:: PROVIDED MATERIAL ::

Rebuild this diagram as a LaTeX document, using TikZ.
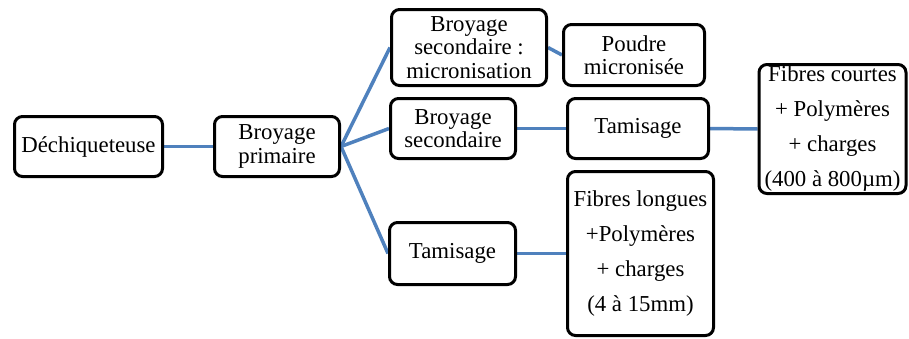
\documentclass[tikz,border=0pt]{standalone}
\usepackage{fontspec}
\setmainfont{Liberation Serif}
\usetikzlibrary{backgrounds}
\definecolor{linkblue}{HTML}{4F81BD}
\begin{document}
\begin{tikzpicture}[x=1pt,y=-1pt,
  box/.style={draw=black, line width=3pt, rounded corners=8pt, fill=white,
    align=center, inner sep=0pt, font=\fontsize{22.8}{23.5}\selectfont},
  tall/.style={font=\fontsize{22.8}{35}\selectfont},
  link/.style={draw=linkblue, line width=3.5pt}]
\useasboundingbox (0,0) rectangle (909,338);
\node[box, minimum width=148, minimum height=60] (dech) at (88.5,146.5) {Déchiqueteuse};
\node[box, minimum width=125, minimum height=60] (bp) at (277,146.5) {Broyage\\primaire};
\node[box, minimum width=155, minimum height=76] (micro) at (469,47.5) {Broyage\\secondaire :\\micronisation};
\node[box, minimum width=141, minimum height=61] (poudre) at (634,55) {Poudre\\micronisée};
\node[box, minimum width=125, minimum height=60] (bs) at (453,128.5) {Broyage\\secondaire};
\node[box, minimum width=141, minimum height=60] (tam1) at (638,128.5) {Tamisage};
\node[box, minimum width=126, minimum height=62] (tam2) at (452.5,253.5) {Tamisage};
\node[box, tall, minimum width=146, minimum height=164] (fl) at (640.5,253.5) {Fibres longues\\+Polymères\\ + charges\\(4 à 15mm)};
\node[box, tall, minimum width=147, minimum height=129] (fc) at (832.5,129) {Fibres courtes\\+ Polymères\\+ charges\\(400 à 800µm)};
\begin{scope}[on background layer]
\draw[link] (dech.east) -- (bp.west);
\draw[link] (bp.east) -- (micro.west);
\draw[link] (bp.east) -- (bs.west);
\draw[link] (bp.east) -- (tam2.west);
\draw[link] (micro.east) -- (poudre.west);
\draw[link] (bs.east) -- (tam1.west);
\draw[link] (tam1.east) -- (fc.west);
\draw[link] (tam2.east) -- (fl.west);
\end{scope}
\end{tikzpicture}
\end{document}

:: WORK REQUIRED ::
Repeat the data exactly in full, omitting its pictures.

:: RESPONSE FOR THIS EXERCISE ::
Rebuild this diagram as a LaTeX document, using TikZ.
\documentclass[tikz,border=0pt]{standalone}
\usepackage{fontspec}
\setmainfont{Liberation Serif}
\usetikzlibrary{backgrounds}
\definecolor{linkblue}{HTML}{4F81BD}
\begin{document}
\begin{tikzpicture}[x=1pt,y=-1pt,
  box/.style={draw=black, line width=3pt, rounded corners=8pt, fill=white,
    align=center, inner sep=0pt, font=\fontsize{22.8}{23.5}\selectfont},
  tall/.style={font=\fontsize{22.8}{35}\selectfont},
  link/.style={draw=linkblue, line width=3.5pt}]
\useasboundingbox (0,0) rectangle (909,338);
\node[box, minimum width=148, minimum height=60] (dech) at (88.5,146.5) {Déchiqueteuse};
\node[box, minimum width=125, minimum height=60] (bp) at (277,146.5) {Broyage\\primaire};
\node[box, minimum width=155, minimum height=76] (micro) at (469,47.5) {Broyage\\secondaire :\\micronisation};
\node[box, minimum width=141, minimum height=61] (poudre) at (634,55) {Poudre\\micronisée};
\node[box, minimum width=125, minimum height=60] (bs) at (453,128.5) {Broyage\\secondaire};
\node[box, minimum width=141, minimum height=60] (tam1) at (638,128.5) {Tamisage};
\node[box, minimum width=126, minimum height=62] (tam2) at (452.5,253.5) {Tamisage};
\node[box, tall, minimum width=146, minimum height=164] (fl) at (640.5,253.5) {Fibres longues\\+Polymères\\ + charges\\(4 à 15mm)};
\node[box, tall, minimum width=147, minimum height=129] (fc) at (832.5,129) {Fibres courtes\\+ Polymères\\+ charges\\(400 à 800µm)};
\begin{scope}[on background layer]
\draw[link] (dech.east) -- (bp.west);
\draw[link] (bp.east) -- (micro.west);
\draw[link] (bp.east) -- (bs.west);
\draw[link] (bp.east) -- (tam2.west);
\draw[link] (micro.east) -- (poudre.west);
\draw[link] (bs.east) -- (tam1.west);
\draw[link] (tam1.east) -- (fc.west);
\draw[link] (tam2.east) -- (fl.west);
\end{scope}
\end{tikzpicture}
\end{document}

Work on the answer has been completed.